Chipmunk Coulee/Salzer German Methodist Church
Chipmunk Coulee Cemetery originally was the site of a Methodist Church. The congregation was associated with the Salzer Memorial Methodist Church in La Crosse. From Emil J. Bernet's article titled "Beginnings of the Salzer Memorial Methodist Church" in the La Crosse County Historical Sketches (series 7) published in 1945, described:
the "people in Chipmunk Coulee and on Brecken Ridge [later called Brinkman Ridge bordering La Crosse and Vernon counties] were largely German Bohemians, most of whom were Catholics.
In Mormon Coulee there were chiefly Swiss and in other places there were German Lutherans. These settlers were pious, God-fearing people with religious training in school in youth; but even with this religious background they had been entirely neglected by their churches before this time. There was an occasional priest in the towns who could be called upon to baptize, marry, or bury. The Methodist circuit riders were ready to pray with a penitent sinner under a tree in the woods or on the lee side of a hay stack, and administer all religious rites when necessary. Literally left as 'sheep without a shepherd' by their own churches, there was an immediate response to the earnest, sincere preaching of the gospel according to Methodist principles. Meetings were held in homes and schoolhouse whenever anyone would listen."

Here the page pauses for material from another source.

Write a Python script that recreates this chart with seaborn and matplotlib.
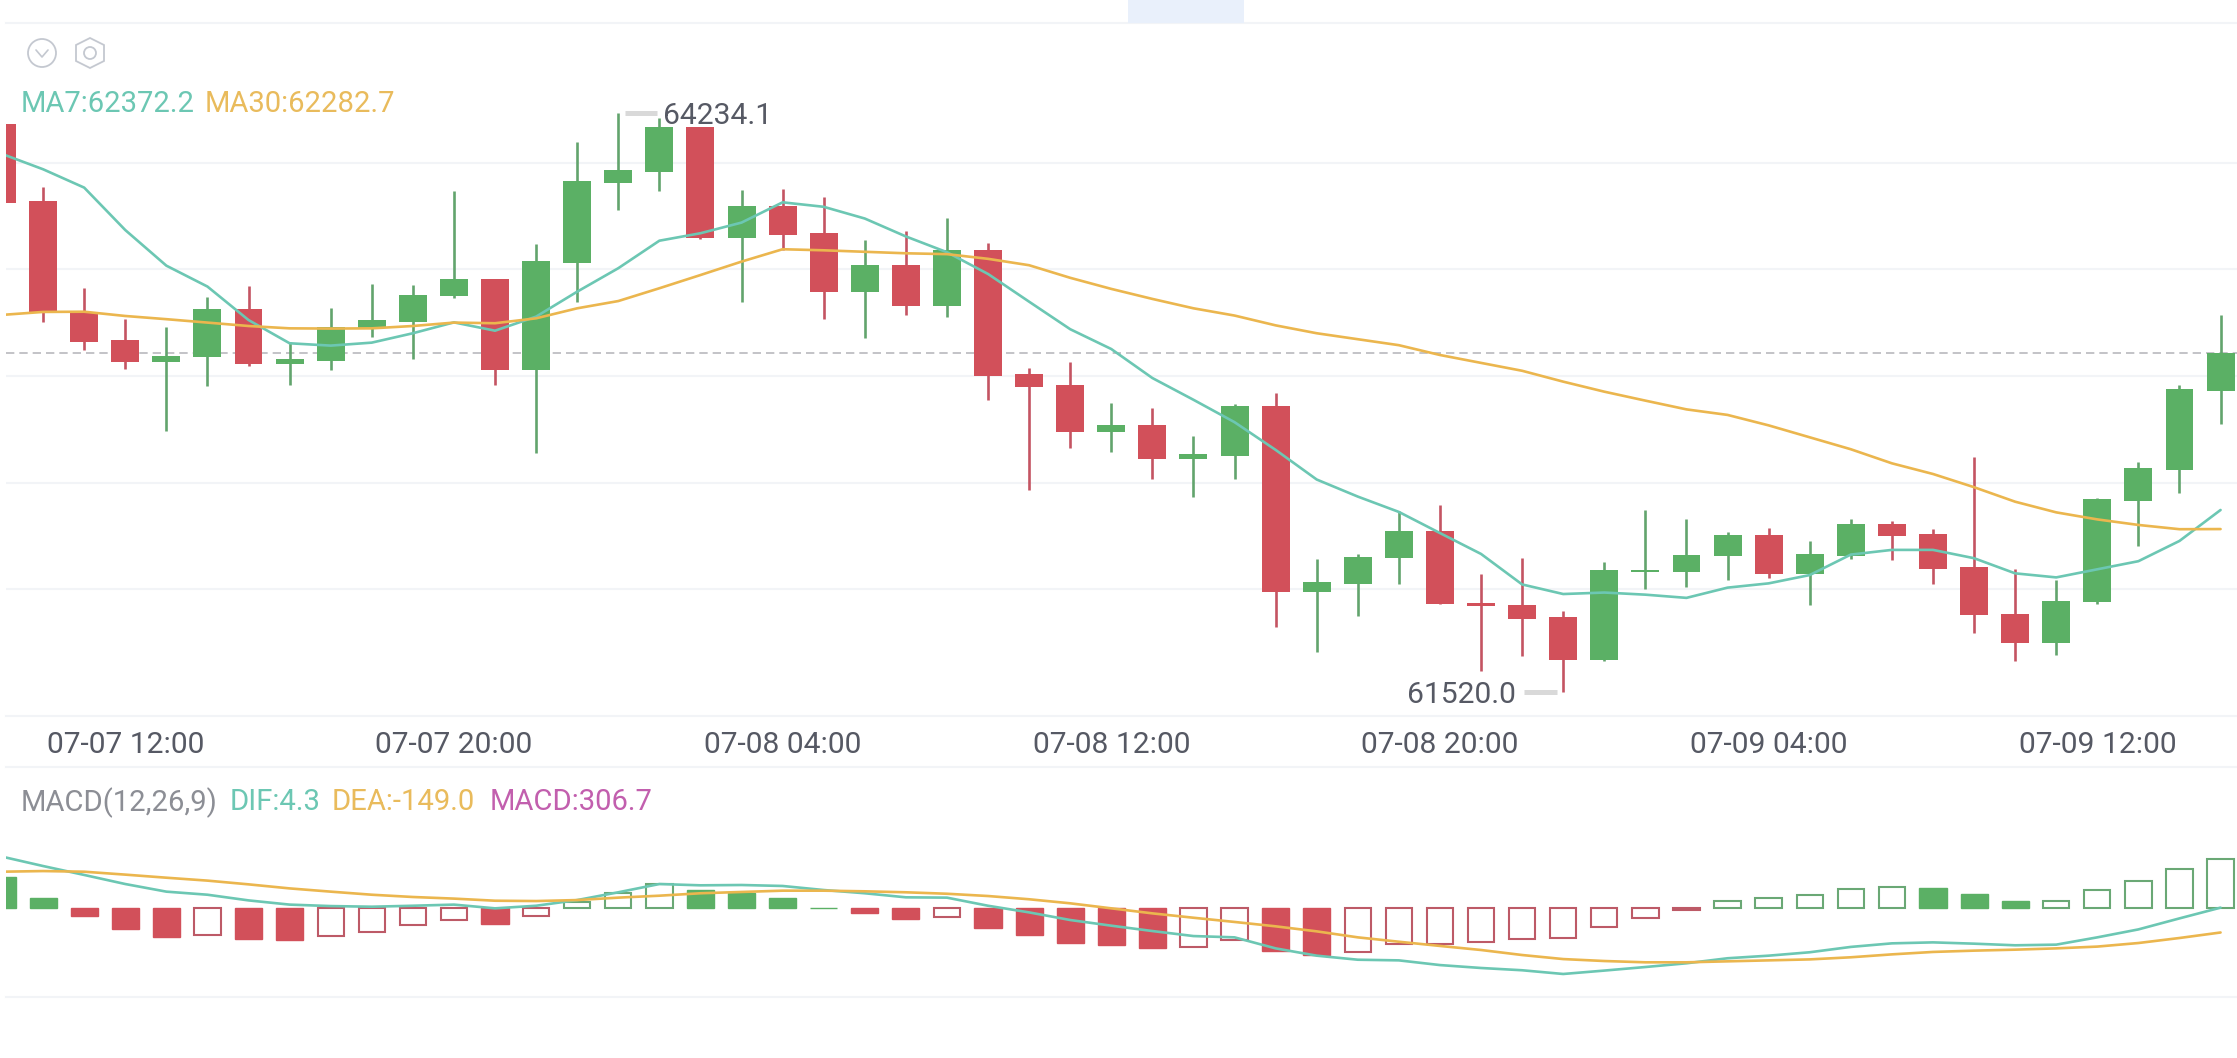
import matplotlib
matplotlib.use("Agg")
import matplotlib.pyplot as plt
from matplotlib.patches import Circle, Polygon, Rectangle
import numpy as np
import seaborn as sns

# Hourly BTC candles, 07-07 09:00 onward
opens = [64181, 63820, 63302, 63170, 63065, 63088, 63313, 63059, 63070, 63224,
         63254, 63374, 63456, 63029, 63532, 63906, 63957, 64169, 63650, 63800,
         63672, 63394, 63520, 63331, 63590, 63008, 62956, 62737, 62771, 62611,
         62624, 62858, 61986, 62027, 62146, 62272, 61936, 61927, 61869, 61670,
         62081, 62083, 62155, 62255, 62072, 62157, 62307, 62258, 62105, 61886,
         61750, 61939, 62416, 62561, 62930]
highs = [64181, 63886, 63412, 63267, 63232, 63373, 63424, 63162, 63318, 63432,
         63427, 63868, 63456, 63620, 64097, 64234.1, 64209, 64169, 63873, 63876,
         63841, 63637, 63679, 63743, 63624, 63038, 63067, 62873, 62849, 62717,
         62867, 62919, 62140, 62166, 62366, 62394, 62070, 62149, 61900, 62128,
         62372, 62330, 62269, 62286, 62227, 62332, 62321, 62283, 62619, 62097,
         62044, 62429, 62599, 62957, 63287]
lows = [63810, 63256, 63123, 63032, 62744, 62955, 63049, 62958, 63029, 63185,
        63079, 63365, 62958, 62638, 63349, 63779, 63868, 63645, 63349, 63592,
        63266, 63177, 63288, 63275, 62886, 62468, 62663, 62645, 62519, 62435,
        62519, 61823, 61708, 61877, 62025, 61931, 61615, 61686, 61520.0, 61666,
        62003, 62013, 62042, 62052, 61927, 62144, 62139, 62025, 61797, 61666,
        61692, 61930, 62205, 62454, 62774]
closes = [63810, 63295, 63162, 63065, 63096, 63313, 63057, 63079, 63229, 63263,
          63381, 63456, 63029, 63540, 63914, 63967, 64169, 63650, 63800, 63664,
          63394, 63520, 63331, 63590, 63001, 62949, 62737, 62771, 62611, 62634,
          62858, 61986, 62035, 62153, 62272, 61931, 61920, 61862, 61670, 62089,
          62089, 62161, 62255, 62072, 62166, 62307, 62250, 62097, 61878, 61750,
          61945, 62424, 62569, 62938, 63110]
ma7 = [64042, 63970, 63884, 63685, 63518, 63420, 63263, 63154, 63143, 63157,
       63201, 63252, 63213, 63279, 63396, 63506, 63635, 63670, 63720, 63815,
       63794, 63739, 63655, 63581, 63479, 63349, 63220, 63127, 62991, 62889,
       62784, 62654, 62515, 62435, 62363, 62264, 62166, 62023, 61978, 61985,
       61975, 61960, 62008, 62028, 62067, 62163, 62185, 62185, 62146, 62075,
       62056, 62094, 62132, 62227, 62372.2]
ma30 = [63287, 63301, 63302, 63282, 63267, 63251, 63235, 63224, 63223, 63224,
        63235, 63251, 63248, 63271, 63318, 63352, 63412, 63474, 63537, 63595,
        63590, 63583, 63576, 63572, 63550, 63520, 63461, 63409, 63362, 63318,
        63284, 63238, 63201, 63173, 63145, 63099, 63062, 63025, 62974, 62927,
        62885, 62844, 62818, 62769, 62713, 62657, 62591, 62541, 62479, 62411,
        62361, 62328, 62302, 62282, 62282.7]
macd = [195, 66, -49, -130, -175, -167, -191, -195, -171, -144,
        -105, -70, -99, -45, 41, 93, 148, 111, 97, 66,
        4, -27, -66, -53, -123, -167, -212, -228, -247, -236,
        -195, -265, -286, -267, -220, -219, -206, -189, -185, -115,
        -60, -12, 47, 62, 84, 117, 132, 123, 86, 45,
        48, 111, 169, 245, 306.7]
dif = [319, 261, 206, 150, 103, 84, 49, 23, 14, 10,
       16, 23, 0, 16, 51, 99, 150, 142, 144, 138,
       113, 93, 68, 66, 16, -25, -72, -107, -140, -171,
       -179, -247, -292, -317, -321, -350, -368, -382, -405, -384,
       -362, -339, -308, -292, -271, -238, -216, -210, -218, -228,
       -224, -179, -130, -62, 4.3]
dea = [226, 230, 226, 208, 189, 171, 148, 123, 103, 84,
       70, 60, 47, 45, 51, 66, 78, 93, 101, 109,
       109, 105, 99, 90, 76, 56, 31, 0, -31, -58,
       -84, -111, -142, -179, -206, -232, -257, -288, -313, -325,
       -333, -333, -327, -321, -315, -302, -284, -269, -261, -255,
       -247, -236, -214, -183, -149.0]
time_ticks = [3, 11, 19, 27, 35, 43, 51]
time_labels = ["07-07 12:00", "07-07 20:00", "07-08 04:00", "07-08 12:00",
               "07-08 20:00", "07-09 04:00", "07-09 12:00"]
price_grid = [64000, 63500, 63000, 62500, 62000]

W, H = 2237, 1058
UP, DOWN = "#5bb065", "#d2505a"
UP_EDGE, DOWN_EDGE = "#6aa875", "#bd5a67"
TEAL, AMBER, PURPLE = "#6cc7b3", "#ebb64e", "#c25fae"
GRID = "#f2f4f7"
TEXT = "#565964"
FONT_SIZE = 21.6
LEGEND_SIZE = 21.1

sns.set_theme(style="white")
plt.rcParams["font.family"] = ["Roboto", "DejaVu Sans"]

fig = plt.figure(figsize=(W / 100, H / 100), dpi=100, facecolor="white")


def panel(left, top, right, bottom):
    """Axes placed by its pixel box, measured from the top-left corner."""
    return fig.add_axes([left / W, 1 - bottom / H, (right - left) / W, (bottom - top) / H])


x = np.arange(len(closes))
xlim = (0.097, 54.4)

# Price panel
ax = panel(6, 23, W, 716)
ax.set_xlim(*xlim)
ax.set_ylim(61406, 64656)
ax.set_yticks(price_grid)
ax.tick_params(axis="y", left=False, labelleft=False)
ax.grid(axis="y", color=GRID, lw=1.5)
ax.set_axisbelow(True)
ax.axhline(closes[-1], color="#b9b9bd", lw=1.2, ls=(0, (5, 3)), zorder=1)

for i in x:
    colour = UP if closes[i] >= opens[i] else DOWN
    wick = "#62a46d" if closes[i] >= opens[i] else "#c45462"
    ax.vlines(i, lows[i], highs[i], color=wick, lw=1.9, zorder=2)
    ax.bar(i, abs(closes[i] - opens[i]), bottom=min(opens[i], closes[i]),
           width=0.68, color=colour, linewidth=0, zorder=3)

sns.lineplot(x=x, y=ma7, ax=ax, color=TEAL, lw=1.9, errorbar=None, zorder=4)
sns.lineplot(x=x, y=ma30, ax=ax, color=AMBER, lw=1.9, errorbar=None, zorder=4)

ax.set_xticks(time_ticks, time_labels)
ax.tick_params(axis="x", bottom=False, pad=5, labelsize=FONT_SIZE, labelcolor=TEXT)
for side in ("left", "right"):
    ax.spines[side].set_visible(False)
for side in ("top", "bottom"):
    ax.spines[side].set_color(GRID)
    ax.spines[side].set_linewidth(1.5)

# Extreme price markers
peak = int(np.argmax(highs))
trough = int(np.argmin(lows))
ax.hlines(highs[peak], peak + 0.17, peak + 0.95, color="#d9d9d9", lw=3.6, zorder=5)
ax.hlines(lows[trough], trough - 0.95, trough - 0.15, color="#d9d9d9", lw=3.6, zorder=5)
ax.annotate(f"{highs[peak]:.1f}", (peak, highs[peak]), xytext=(45, 0),
            textcoords="offset pixels", ha="left", va="center_baseline",
            fontsize=FONT_SIZE, color=TEXT, zorder=6)
ax.annotate(f"{lows[trough]:.1f}", (trough, lows[trough]), xytext=(-47, 0),
            textcoords="offset pixels", ha="right", va="center_baseline",
            fontsize=FONT_SIZE, color=TEXT, zorder=6)

# MACD panel
ax2 = panel(6, 767, W, 997)
ax2.set_xlim(*xlim)
ax2.set_ylim(-547, 872)
ax2.set_xticks([])
ax2.set_yticks([])
for side in ("left", "right"):
    ax2.spines[side].set_visible(False)
for side in ("top", "bottom"):
    ax2.spines[side].set_color(GRID)
    ax2.spines[side].set_linewidth(1.5)

# Bars where the histogram rises are outlined, falling ones are solid
for i in x:
    rising = i > 0 and macd[i] >= macd[i - 1]
    if rising:
        edge = UP_EDGE if macd[i] >= 0 else DOWN_EDGE
        ax2.bar(i, macd[i], width=0.64, facecolor="none", edgecolor=edge, linewidth=1.5, zorder=2)
    else:
        fill = UP if macd[i] >= 0 else DOWN
        ax2.bar(i, macd[i], width=0.66, color=fill, edgecolor=fill, linewidth=1.0, zorder=2)

sns.lineplot(x=x, y=dif, ax=ax2, color=TEAL, lw=1.9, errorbar=None, zorder=3)
sns.lineplot(x=x, y=dea, ax=ax2, color=AMBER, lw=1.9, errorbar=None, zorder=3)

# Full-figure overlay for the legends, header tab and icons, in pixel units
ov = fig.add_axes([0, 0, 1, 1], facecolor="none")
ov.set_xlim(0, W)
ov.set_ylim(H, 0)
ov.axis("off")

ov.add_patch(Rectangle((1128, 0), 116, 23, facecolor="#e9f0fb", edgecolor="none"))

ICON = "#c4c8d0"
ov.add_patch(Circle((42, 53), 14, facecolor="none", edgecolor=ICON, lw=1.3))
ov.plot([36, 42, 48], [50, 57, 50], color=ICON, lw=1.2)
ov.add_patch(Polygon([(90, 38), (104, 45), (104, 61), (90, 68), (76, 61), (76, 45)],
                     closed=True, facecolor="none", edgecolor=ICON, lw=1.3))
ov.add_patch(Circle((90, 53), 6, facecolor="none", edgecolor=ICON, lw=1.3))


def legend_text(px, py, text, colour):
    ov.text(px, py, text, color=colour, fontsize=LEGEND_SIZE, ha="left", va="center_baseline")


legend_text(21, 101, f"MA7:{ma7[-1]:.1f}", TEAL)
legend_text(205, 101, f"MA30:{ma30[-1]:.1f}", "#e9bb5c")
legend_text(21, 799, "MACD(12,26,9)", "#8c8e95")
legend_text(230, 799, f"DIF:{dif[-1]:.1f}", TEAL)
legend_text(332, 799, f"DEA:{dea[-1]:.1f}", "#e9bb5c")
legend_text(490, 799, f"MACD:{macd[-1]:.1f}", PURPLE)

fig.savefig("out.png", dpi=100, facecolor="white")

While the main La Crosse church began to have regular preaching services in 1858 and a small church building was erected, missionary work outside La Crosse was growing. Revival meetings during the winter season and camp meetings in the summer time to which people came from long distances were popular. Spiritual interest was shown and the preaching of the gospel became more widespread. The missionary societies were established by 1860. These included La Crosse (main church), Brecken Ridge [Brinkman Ridge], Chipmunk Coulee, Mormon Coulee, Burr Oak and Jacksonville (Monroe Co.).
The first settlers arrived in 1855. Several families of the first settlers spent the first winter, an unually severe one, in a small, floorless log cabin which had been erected on a farm. Early family names Starch, Tietze, Paudler, Bendel, Kunert(h), Hieckel, Uhl, Ritschel, Ringel and Lies. Over time, other immigrants came and built houses. A travelling Methodist preacher soon came and looked up the people, who responded to his ministry and gathered in homes for religious services until a church was built. In 1862 a small frame church was built in Chipmunk Coulee at a cost of about $800 on land donated by Jacob (Jakob) Bendel. Bendel is buried across the road from the Chipmunk Coulee Cemetery on land still owned by Bendel descendants, while his wife is buried in the church cemetery.
The obituary of Rosena Lorenz in 1913 said she was to be buried in the Bohner Cemetery. However, there don't appear to be any stones with the Bohner name, so it is unclear how this name is connected with the Chipmunk Coulee Cemetery.
Membership of those belonging to Chipmunk Coulee was eventually transferred to the North La Crosse church. In 1919 North La Crosse and Chipmunk Coulee were abandoned as a charge, and the membership from both of these societies was transferred to the La Crosse church. The resident pastor supplied the pulpit in Chipmunk Coulee until 1929 with the aid of local preachers and retired pastors.
A warranty deed [La Crosse County Register of Deeds, volume 219 page 219] transferred ownership of the cemetery and former church property Otto W. Muenster et al., trustees of the Salzer Memorial Church to the Chipmunk Coulee Cemetery Association for $1 on Aug. 6, 1947.